In 1963 - 50 years ago - women in Iran got the right to vote. Shah Mohammad Reza Pahlavi allowed women to vote as one part of a broader reform program to modernize the country. Women's voting rights in particular were granted in late January by way of a national referendum. Initially, the majority of Iranians stood behind the reform agenda known as the White Revolution.
Mid-1963 brought heavy opposition to implementing the reform, and Iran's spiritual elites were bitterly against the White Revolution. It was this context that propelled the rise of Ayatollah Khomeini, who would go on to lead his own revolution. After anti-government protests were violently quashed, the outspoken critic Khomeini was banished to years of exile.
During the nearly four decades of Shah Pahlavi's rule from 1941 to 1979, Iranian women fought for and secured many rights, including the right to custody of their children and an increase to the minimum age at which girls could be married, to 18 years old. They also gained the right to divorce and to have abortions, while limitations were placed on men's right to polygamy.
Female Iranians were also represented in politics, including in a few very prominent positions. Farokhroo Parsa (pictured) and Mahnaz Afkhami were two ministers loyal to the regime who advocated for women's issues. On May 8, 1980, shortly after the revolution led by Ayatollah Khomeini, Parsa was executed. Afkhami still lives in exile today in the United States.
Female artists like the author Simin Daneshvar (1921-2012) achieved fame around the world. Her works repeatedly climbed bestseller lists. Forough Farrokhzad (1934-1967, pictured) became one of the most significant representatives of 20th century Iranian modernism in poetry and film.
The shah was overthrown in February 1979 - an event in which women played a decisive role. Soon thereafter, Iran's progressive laws on women were scrapped. Divorce and custody rights were curtailed. Girls could once more be married off at the age of nine, and polygamy was allowed without restrictions.
Despite facing legal inequality, many Iranian women have sought to exercise freedoms, including on the job. Some have managed careers in traditionally male-dominated occupations. These days, women can be seen driving taxis or long-distance trucks. They become teachers, doctors, police officers, members of parliament and presidential advisers.
Iran's women and young people were decisive in the 1997 and 2001 presidential elections that brought the reformer Mohammad Khatami to power. After his first victory, he relaxed the strict laws governing women's right to establish organizations and clubs for other women.
The name Shirin Ebadi is inseparable from Iran's movement to liberate women. She won the Nobel Peace Prize in 2003 for her political engagement. Ebadi has lived since the end of 2009 in exile in England. The lawyer and activist is an icon to many in her home country - and well beyond Iran.

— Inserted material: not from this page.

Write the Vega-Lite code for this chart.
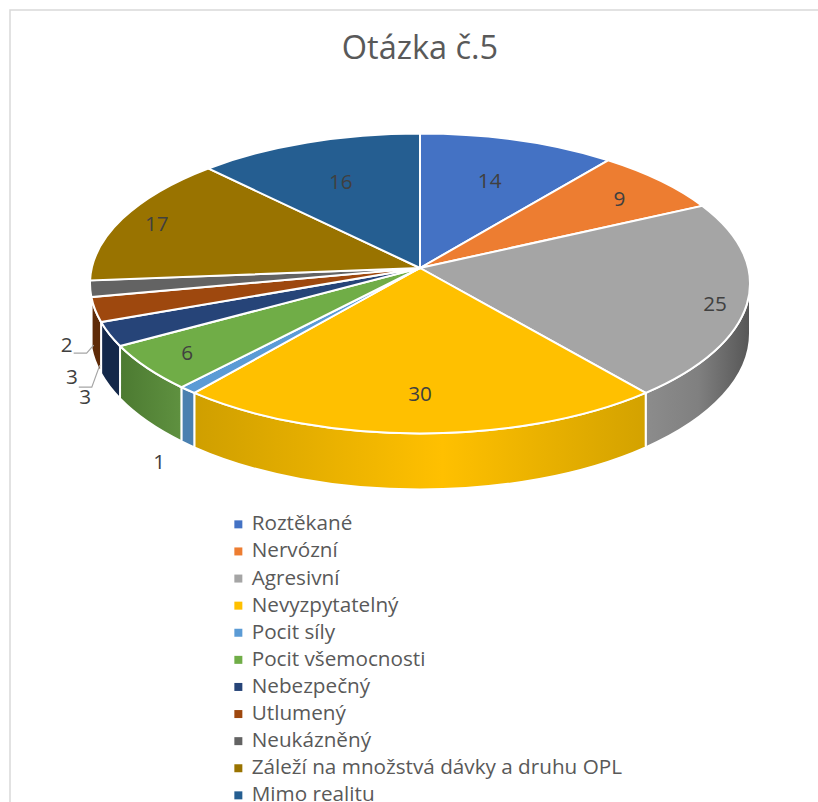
{
"$schema":"https://vega.github.io/schema/vega-lite/v6.json",
"autosize":{"type":"none"},
"padding":{"left":10,"top":10,"right":0,"bottom":0},
"width":810,"height":794,
"background":"white",
"view":{"stroke":"#d9d9d9","strokeWidth":1.5,"fill":"white"},
"title":{"text":"Otázka č.5","font":"Open Sans","fontSize":32.5,"fontWeight":"normal","color":"#595959","anchor":"middle","dx":5,"dy":55,"offset":0},
"data":{"values":[
{"order":1,"slice":"Roztěkané","value":14},
{"order":2,"slice":"Nervózní","value":9},
{"order":3,"slice":"Agresivní","value":25},
{"order":4,"slice":"Nevyzpytatelný","value":30},
{"order":5,"slice":"Pocit síly","value":1},
{"order":6,"slice":"Pocit všemocnosti","value":6},
{"order":7,"slice":"Nebezpečný","value":3},
{"order":8,"slice":"Utlumený","value":3},
{"order":9,"slice":"Neukázněný","value":2},
{"order":10,"slice":"Záleží na množstvá dávky a druhu OPL","value":17},
{"order":11,"slice":"Mimo realitu","value":16}
]},
"transform":[
{"window":[{"op":"sum","field":"value","as":"cum"}],"sort":[{"field":"order"}]},
{"joinaggregate":[{"op":"sum","field":"value","as":"total"}]},
{"calculate":"2*PI*(datum.cum-datum.value)/datum.total","as":"a0"},
{"calculate":"2*PI*datum.cum/datum.total","as":"a1"},
{"calculate":"(datum.a0+datum.a1)/2","as":"am"},
{"calculate":"-0.103","as":"d"},
{"calculate":"atan2((0.91+0.04*cos(datum.a0))*sin(datum.a0),cos(datum.a0))","as":"e0"},
{"calculate":"atan2((0.91+0.04*cos(datum.a1))*sin(datum.a1),cos(datum.a1))","as":"e1"},
{"calculate":"330*sin(datum.e0)*sqrt(1-datum.d*datum.d)/(1-datum.d*cos(datum.e0))","as":"x0"},
{"calculate":"150*(-cos(datum.e0)+datum.d)/(1-datum.d*cos(datum.e0))","as":"y0"},
{"calculate":"330*sin(datum.e1)*sqrt(1-datum.d*datum.d)/(1-datum.d*cos(datum.e1))","as":"x1"},
{"calculate":"150*(-cos(datum.e1)+datum.d)/(1-datum.d*cos(datum.e1))","as":"y1"},
{"calculate":"'M0,-15.5L'+datum.x0+','+datum.y0+'A330,150 0 0 1 '+datum.x1+','+datum.y1+'Z'","as":"top"},
{"calculate":"datum.y0<0?330:datum.x0","as":"wx0"},
{"calculate":"datum.y0<0?0:datum.y0","as":"wy0"},
{"calculate":"datum.y1<0?-330:datum.x1","as":"wx1"},
{"calculate":"datum.y1<0?0:datum.y1","as":"wy1"},
{"calculate":"'M'+datum.wx0+','+datum.wy0+'A330,150 0 0 1 '+datum.wx1+','+datum.wy1+'L'+datum.wx1+','+(50+datum.wy1*1.04)+'A330,156 0 0 0 '+datum.wx0+','+(50+datum.wy0*1.04)+'Z'","as":"wall"},
{"calculate":"{'Roztěkané':0.66,'Nervózní':0.8,'Agresivní':0.9,'Nevyzpytatelný':0.785,'Pocit síly':1.05,'Pocit všemocnosti':0.83,'Nebezpečný':1.06,'Utlumený':1.065,'Neukázněný':1.07,'Záleží na množstvá dávky a druhu OPL':0.88,'Mimo realitu':0.66}[datum.slice]","as":"r"},
{"calculate":"{'Agresivní':10,'Pocit síly':74,'Pocit všemocnosti':10,'Nebezpečný':66,'Utlumený':70,'Neukázněný':58}[datum.slice]||0","as":"dy"},
{"calculate":"330*datum.r*sin(datum.am)*sqrt(1-datum.d*datum.d)/(1-datum.d*datum.r*cos(datum.am))","as":"lx"},
{"calculate":"150*(-datum.r*cos(datum.am)+datum.d)/(1-datum.d*datum.r*cos(datum.am))+datum.dy","as":"ly"},
{"calculate":"datum.slice==='Neukázněný'?'M7,7L20,7L27,-1':datum.slice==='Utlumený'?'M7,9L20,9L28,-13':''","as":"leader"}
],
"layer":[
{"encoding":{
"x":{"datum":0,"type":"quantitative","scale":{"domain":[-410,400],"nice":false,"zero":false},"axis":null},
"y":{"datum":0,"type":"quantitative","scale":{"domain":[520.5,-273.5],"nice":false,"zero":false},"axis":null}
},
"layer":[
{"transform":[{"filter":"datum.slice==='Agresivní'"}],"mark":{"type":"point","filled":true,"size":4,"opacity":1,"stroke":"white","strokeWidth":2,"fill":{"gradient":"linear","x1":0,"x2":1,"y1":0,"y2":0,"stops":[{"offset":0,"color":"#8c8c8c"},{"offset":0.5,"color":"#808080"},{"offset":1,"color":"#565656"}]}},"encoding":{"shape":{"field":"wall","type":"nominal","scale":null}}},
{"transform":[{"filter":"datum.slice==='Nevyzpytatelný'"}],"mark":{"type":"point","filled":true,"size":4,"opacity":1,"stroke":"white","strokeWidth":2,"fill":{"gradient":"linear","x1":0,"x2":1,"y1":0,"y2":0,"stops":[{"offset":0,"color":"#cf9f00"},{"offset":0.55,"color":"#ffc000"},{"offset":1,"color":"#d3a200"}]}},"encoding":{"shape":{"field":"wall","type":"nominal","scale":null}}},
{"transform":[{"filter":"datum.slice==='Pocit všemocnosti'"}],"mark":{"type":"point","filled":true,"size":4,"opacity":1,"stroke":"white","strokeWidth":2,"fill":{"gradient":"linear","x1":0,"x2":1,"y1":0,"y2":0,"stops":[{"offset":0,"color":"#4c7a31"},{"offset":1,"color":"#5f9140"}]}},"encoding":{"shape":{"field":"wall","type":"nominal","scale":null}}},
{"transform":[{"filter":"datum.slice==='Pocit síly'"}],"mark":{"type":"point","filled":true,"size":4,"opacity":1,"stroke":"white","strokeWidth":2,"fill":"#4a80b0"},"encoding":{"shape":{"field":"wall","type":"nominal","scale":null}}},
{"transform":[{"filter":"datum.slice==='Nebezpečný'"}],"mark":{"type":"point","filled":true,"size":4,"opacity":1,"stroke":"white","strokeWidth":2,"fill":"#14284a"},"encoding":{"shape":{"field":"wall","type":"nominal","scale":null}}},
{"transform":[{"filter":"datum.slice==='Utlumený'"}],"mark":{"type":"point","filled":true,"size":4,"opacity":1,"stroke":"white","strokeWidth":2,"fill":"#5f2b08"},"encoding":{"shape":{"field":"wall","type":"nominal","scale":null}}},
{"transform":[{"filter":"datum.slice==='Neukázněný'"}],"mark":{"type":"point","filled":true,"size":4,"opacity":1,"stroke":"white","strokeWidth":2,"fill":"#3b3b3b"},"encoding":{"shape":{"field":"wall","type":"nominal","scale":null}}},
{"mark":{"type":"point","filled":true,"size":4,"opacity":1,"stroke":"white","strokeWidth":2},
"encoding":{
"shape":{"field":"top","type":"nominal","scale":null},
"color":{"field":"slice","type":"nominal","sort":null,
"scale":{"domain":["Roztěkané","Nervózní","Agresivní","Nevyzpytatelný","Pocit síly","Pocit všemocnosti","Nebezpečný","Utlumený","Neukázněný","Záleží na množstvá dávky a druhu OPL","Mimo realitu"],
"range":["#4472C4","#ED7D31","#A5A5A5","#FFC000","#5B9BD5","#70AD47","#264478","#9E480E","#636363","#997300","#255E91"]},
"legend":{"title":null,"orient":"none","legendX":218,"legendY":504,"symbolType":"square","symbolSize":64,"symbolStrokeWidth":0,"symbolOpacity":1,"labelFont":"Open Sans","labelFontSize":20.7,"labelColor":"#595959","labelOffset":3,"rowPadding":5.1,"labelLimit":500,"padding":0}}
}}
]},
{"transform":[{"filter":"datum.leader!==''"}],"mark":{"type":"point","filled":false,"size":4,"opacity":1,"stroke":"#a6a6a6","strokeWidth":1.2,"fill":"transparent"},
"encoding":{
"x":{"field":"lx","type":"quantitative","scale":{"domain":[-410,400],"nice":false,"zero":false},"axis":null},
"y":{"field":"ly","type":"quantitative","scale":{"domain":[520.5,-273.5],"nice":false,"zero":false},"axis":null},
"shape":{"field":"leader","type":"nominal","scale":null}}},
{"mark":{"type":"text","font":"Open Sans","fontSize":20.7,"color":"#404040","align":"center","baseline":"middle"},
"encoding":{
"x":{"field":"lx","type":"quantitative","scale":{"domain":[-410,400],"nice":false,"zero":false},"axis":null},
"y":{"field":"ly","type":"quantitative","scale":{"domain":[520.5,-273.5],"nice":false,"zero":false},"axis":null},
"text":{"field":"value","type":"quantitative"}}}
]
}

2006 brought an initiative promoting the legal equality of Iranian women in which 1 million supporters' signatures were sought. Later and in connection with the 2009 presidential election, the activists behind the campaign joined forces with male supporters to form what they called the Green Movement.
The Green Movement supported the reform-minded Mir-Hossein Mousavi in his election bid against incumbent President Mahmoud Ahmadinejad. However, the latter was re-elected in a hotly disputed poll that unleashed weeks of protests by disappointed men and women. Demonstrators filled Tehran's streets carrying signs with slogans like, "Where is my vote?"
Many people died during conflicts between the demonstrators and security forces. Student Neda Agha Soltan became an international face of the atrocities committed. When she was shot on June 20, 2009, a cell phone's camera captured her death. The video appeared shortly afterward on the Internet, drawing global attention to the young woman's death. She remains an icon of the resistance movement.
After the election in 2009, the situation for Iranian women became more difficult. Many activists had to leave the country, and many others are still in prison, including lawyer Nasrin Sotoudeh. In 2012, she and filmmaker Jafar Panahi were honored in absentia by the European Parliament with its Sakharov Prize.
Iran's next presidential election is scheduled for June 2013. Women's rights advocates throughout the country have signaled that they're optimistic about the outcome. They want to use the vote as an opportunity to put forth concrete demands relating to their rights.
50 years ago, in 1963, Iranian women secured the right to vote. DW looks back at five decades of progress and setbacks for the women's movement there.